--- begin SUPPLIED INFORMATION ---

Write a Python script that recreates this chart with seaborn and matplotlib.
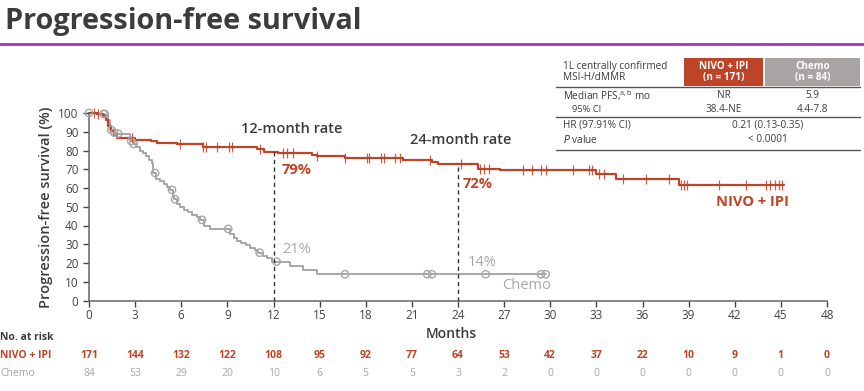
import numpy as np
import matplotlib
import matplotlib.pyplot as plt
import seaborn as sns
from matplotlib.patches import Rectangle
from matplotlib.lines import Line2D

matplotlib.use('Agg')

# --- data ---
nivo_times = [0, 0.5, 0.9, 1.1, 1.25, 1.4, 1.6, 1.85, 3.0, 4.0, 4.4, 5.7, 7.4, 10.9, 11.4,
              12.3, 14.5, 14.8, 16.65, 20.4, 22.3, 22.7, 25.3, 26.7, 33.0, 34.3, 38.4, 45.2]
nivo_pfs = [100, 99.3, 98.5, 96.5, 93, 90.5, 88.5, 86.5, 85.8, 85.2, 84.2, 83.3, 82.0, 80.6, 79.2,
            78.7, 77.5, 77.0, 76.0, 75.0, 73.7, 72.7, 70.3, 69.4, 67.7, 64.8, 61.6, 61.6]
nivo_censor = [0.3, 0.6, 2.8, 5.9, 7.4, 7.6, 8.3, 9.1, 9.3, 11.1, 12.6, 12.9, 13.3, 14.8, 16.65,
               18.1, 18.2, 19.0, 19.2, 19.9, 20.2, 22.2, 24.2, 25.4, 25.7, 26.0, 28.2, 28.8,
               29.4, 29.7, 31.5, 32.5, 32.7, 33.2, 33.5, 34.7, 36.2, 37.7, 38.5, 38.7, 38.9,
               41.0, 42.7, 44.0, 44.3, 44.6, 44.9, 45.1]

chemo_times = [0, 0.5, 1.05, 1.25, 1.35, 1.6, 1.8, 2.65, 2.9, 3.05, 3.3, 3.5, 3.7, 3.9, 4.1,
               4.15, 4.35, 4.6, 4.85, 5.1, 5.3, 5.45, 5.55, 5.75, 5.95, 6.2, 6.45, 6.7, 7.0,
               7.2, 7.5, 7.85, 9.15, 9.4, 9.65, 9.9, 10.2, 10.5, 10.8, 11.0, 11.3, 11.6, 11.9,
               13.05, 13.9, 14.8, 29.7]
chemo_pfs = [100, 99.5, 99, 96.5, 91, 89.5, 89, 85, 83.5, 82, 80, 78.5, 77, 75, 73.5,
             68, 65, 63.5, 62, 60.5, 59, 56, 54, 51.5, 50, 48.5, 47, 45.5, 44.5,
             43, 40, 38.2, 35.5, 33.5, 32, 30.5, 29.5, 28, 27, 25.5, 23.5, 22.5, 20.7,
             18.6, 16.3, 14.0, 14.0]
chemo_censor = [0, 0.95, 1.02, 1.45, 1.65, 1.9, 2.75, 2.9, 4.3, 5.4, 5.6, 7.35, 9.05, 11.1,
                12.2, 16.65, 22.0, 22.3, 25.8, 29.4, 29.7]

risk_months = list(range(0, 49, 3))
nivo_at_risk = [171, 144, 132, 122, 108, 95, 92, 77, 64, 53, 42, 37, 22, 10, 9, 1, 0]
chemo_at_risk = [84, 53, 29, 20, 10, 6, 5, 5, 3, 2, 0, 0, 0, 0, 0, 0, 0]

RED = '#bd4427'
GREY = '#a7a7a7'
DARK = '#3c3c3c'
W, H = 864, 391

sns.set_style('ticks')
plt.rcParams['font.family'] = ['Open Sans', 'DejaVu Sans']
plt.rcParams['mathtext.default'] = 'regular'


def px(x, y):
    return x / W, 1 - y / H


def step_value(times, vals, t):
    idx = np.searchsorted(times, t, side='right') - 1
    return np.asarray(vals)[idx]


fig = plt.figure(figsize=(W / 100, H / 100), dpi=100)
ax = fig.add_axes([89 / W, 90.5 / H, 738 / W, 187.5 / H])

# curves
sns.lineplot(x=chemo_times, y=chemo_pfs, ax=ax, color=GREY, lw=1.4,
             drawstyle='steps-post', estimator=None, clip_on=False)
sns.lineplot(x=nivo_times, y=nivo_pfs, ax=ax, color=RED, lw=1.6,
             drawstyle='steps-post', estimator=None, clip_on=False)

# censor marks
sns.scatterplot(x=chemo_censor, y=step_value(chemo_times, chemo_pfs, chemo_censor), ax=ax,
                marker='o', s=28, facecolor='none', edgecolor=GREY, linewidth=1.0,
                clip_on=False, zorder=4)
ax.plot(nivo_censor, step_value(nivo_times, nivo_pfs, nivo_censor), ls='none',
        marker='|', ms=6.5, mew=0.9, color=RED, alpha=0.85, clip_on=False, zorder=5)

# landmark lines
for m in (12, 24):
    yv = step_value(nivo_times, nivo_pfs, m)
    ax.plot([m, m], [0, yv], ls=(0, (3, 2.5)), color='#333333', lw=1.0, zorder=3)

ax.text(13.2, 91.5, '12-month rate', ha='center', va='center', fontsize=10.5,
        fontweight='semibold', color=DARK)
ax.text(24.2, 85.8, '24-month rate', ha='center', va='center', fontsize=10.5,
        fontweight='semibold', color=DARK)
ax.text(12.5, 69.8, '79%', ha='left', va='center', fontsize=10.5, fontweight='bold', color=RED)
ax.text(24.3, 62.3, '72%', ha='left', va='center', fontsize=10.5, fontweight='bold', color=RED)
ax.text(12.6, 27, '21%', ha='left', va='center', fontsize=10.5, color=GREY)
ax.text(24.6, 20, '14%', ha='left', va='center', fontsize=10.5, color=GREY)
ax.text(26.9, 7.8, 'Chemo', ha='left', va='center', fontsize=10.5, color=GREY)
ax.text(40.8, 52.7, 'NIVO + IPI', ha='left', va='center', fontsize=10.5,
        fontweight='bold', color=RED)

ax.set_xlim(0, 48)
ax.set_ylim(0, 100)
ax.set_xticks(risk_months)
ax.set_yticks(range(0, 101, 10))
ax.tick_params(axis='both', labelsize=8.5, colors='#444444', length=4, width=1)
ax.tick_params(axis='x', pad=2)
for s in ('left', 'bottom'):
    ax.spines[s].set_color('#666666')
    ax.spines[s].set_linewidth(1.1)
sns.despine(ax=ax)
ax.set_ylabel('Progression-free survival (%)', fontsize=10.5, fontweight='semibold',
              color=DARK, labelpad=4)
ax.set_xlabel('')

# title and rule
fig.text(*px(5, 21), 'Progression-free survival', fontsize=20.8, fontweight='bold',
         color=DARK, ha='left', va='center')
fig.add_artist(Line2D([0, 1], [1 - 43.5 / H] * 2, color='#b52fb5', lw=2))

# months label and at-risk table
fig.text(*px(451, 334), 'Months', fontsize=10, fontweight='semibold', color=DARK,
         ha='center', va='center')
fig.text(*px(0, 338), 'No. at risk', fontsize=7.5, fontweight='bold', color=DARK,
         ha='left', va='center')
fig.text(*px(0, 355), 'NIVO + IPI', fontsize=7.5, fontweight='bold', color=RED,
         ha='left', va='center')
fig.text(*px(0, 373), 'Chemo', fontsize=7.5, color=GREY, ha='left', va='center')
tr = ax.get_xaxis_transform()
for m, a, b in zip(risk_months, nivo_at_risk, chemo_at_risk):
    ax.text(m, -(355 - 300.5) / 187.5, str(a), transform=tr, ha='center', va='center',
            fontsize=7.5, fontweight='bold', color=RED, clip_on=False)
    ax.text(m, -(373 - 300.5) / 187.5, str(b), transform=tr, ha='center', va='center',
            fontsize=7.5, color=GREY, clip_on=False)

# summary table (top right)
fig.add_artist(Rectangle(px(684, 86), 79 / W, 28 / H, color=RED, lw=0))
fig.add_artist(Rectangle(px(765, 86), 95 / W, 28 / H, color='#a9a4a4', lw=0))
fs = 7.2
fig.text(*px(563, 72), '1L centrally confirmed\nMSI-H/dMMR', fontsize=fs, color=DARK,
         ha='left', va='center', linespacing=1.05)
fig.text(*px(723.5, 72), 'NIVO + IPI\n(n = 171)', fontsize=fs, color='white',
         fontweight='bold', ha='center', va='center', linespacing=1.05)
fig.text(*px(812.5, 72), 'Chemo\n(n = 84)', fontsize=fs, color='white',
         fontweight='bold', ha='center', va='center', linespacing=1.05)
for yy in (87, 117, 150):
    fig.add_artist(Line2D([556 / W, 860 / W], [1 - yy / H] * 2, color='#555555', lw=1.0))
fig.text(*px(563, 96), 'Median PFS,$^{a,b}$ mo', fontsize=fs, color=DARK, ha='left', va='center')
fig.text(*px(723.5, 96), 'NR', fontsize=fs, color=DARK, ha='center', va='center')
fig.text(*px(812.5, 96), '5.9', fontsize=fs, color=DARK, ha='center', va='center')
fig.text(*px(572, 109), '95% CI', fontsize=fs - 0.5, color=DARK, ha='left', va='center')
fig.text(*px(723.5, 109), '38.4-NE', fontsize=fs, color=DARK, ha='center', va='center')
fig.text(*px(812.5, 109), '4.4-7.8', fontsize=fs, color=DARK, ha='center', va='center')
fig.text(*px(563, 125), 'HR (97.91% CI)', fontsize=fs, color=DARK, ha='left', va='center')
fig.text(*px(768, 125), '0.21 (0.13-0.35)', fontsize=fs, color=DARK, ha='center', va='center')
fig.text(*px(563, 140), '$\\it{P}$ value', fontsize=fs, color=DARK, ha='left', va='center')
fig.text(*px(768, 140), '< 0.0001', fontsize=fs, color=DARK, ha='center', va='center')

fig.savefig('out.png', dpi=100)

--- end SUPPLIED INFORMATION ---

**PROBLEM TO SOLVE:**
Make an exact copy of the lines from the top of the material through the line with "41.0, 42.7, 44.0, 44.3, 44.6, 44.9, 45.1]", pictures excluded.

**EXERCISE ANSWER:**
Write a Python script that recreates this chart with seaborn and matplotlib.
import numpy as np
import matplotlib
import matplotlib.pyplot as plt
import seaborn as sns
from matplotlib.patches import Rectangle
from matplotlib.lines import Line2D

matplotlib.use('Agg')

# --- data ---
nivo_times = [0, 0.5, 0.9, 1.1, 1.25, 1.4, 1.6, 1.85, 3.0, 4.0, 4.4, 5.7, 7.4, 10.9, 11.4,
              12.3, 14.5, 14.8, 16.65, 20.4, 22.3, 22.7, 25.3, 26.7, 33.0, 34.3, 38.4, 45.2]
nivo_pfs = [100, 99.3, 98.5, 96.5, 93, 90.5, 88.5, 86.5, 85.8, 85.2, 84.2, 83.3, 82.0, 80.6, 79.2,
            78.7, 77.5, 77.0, 76.0, 75.0, 73.7, 72.7, 70.3, 69.4, 67.7, 64.8, 61.6, 61.6]
nivo_censor = [0.3, 0.6, 2.8, 5.9, 7.4, 7.6, 8.3, 9.1, 9.3, 11.1, 12.6, 12.9, 13.3, 14.8, 16.65,
               18.1, 18.2, 19.0, 19.2, 19.9, 20.2, 22.2, 24.2, 25.4, 25.7, 26.0, 28.2, 28.8,
               29.4, 29.7, 31.5, 32.5, 32.7, 33.2, 33.5, 34.7, 36.2, 37.7, 38.5, 38.7, 38.9,
               41.0, 42.7, 44.0, 44.3, 44.6, 44.9, 45.1]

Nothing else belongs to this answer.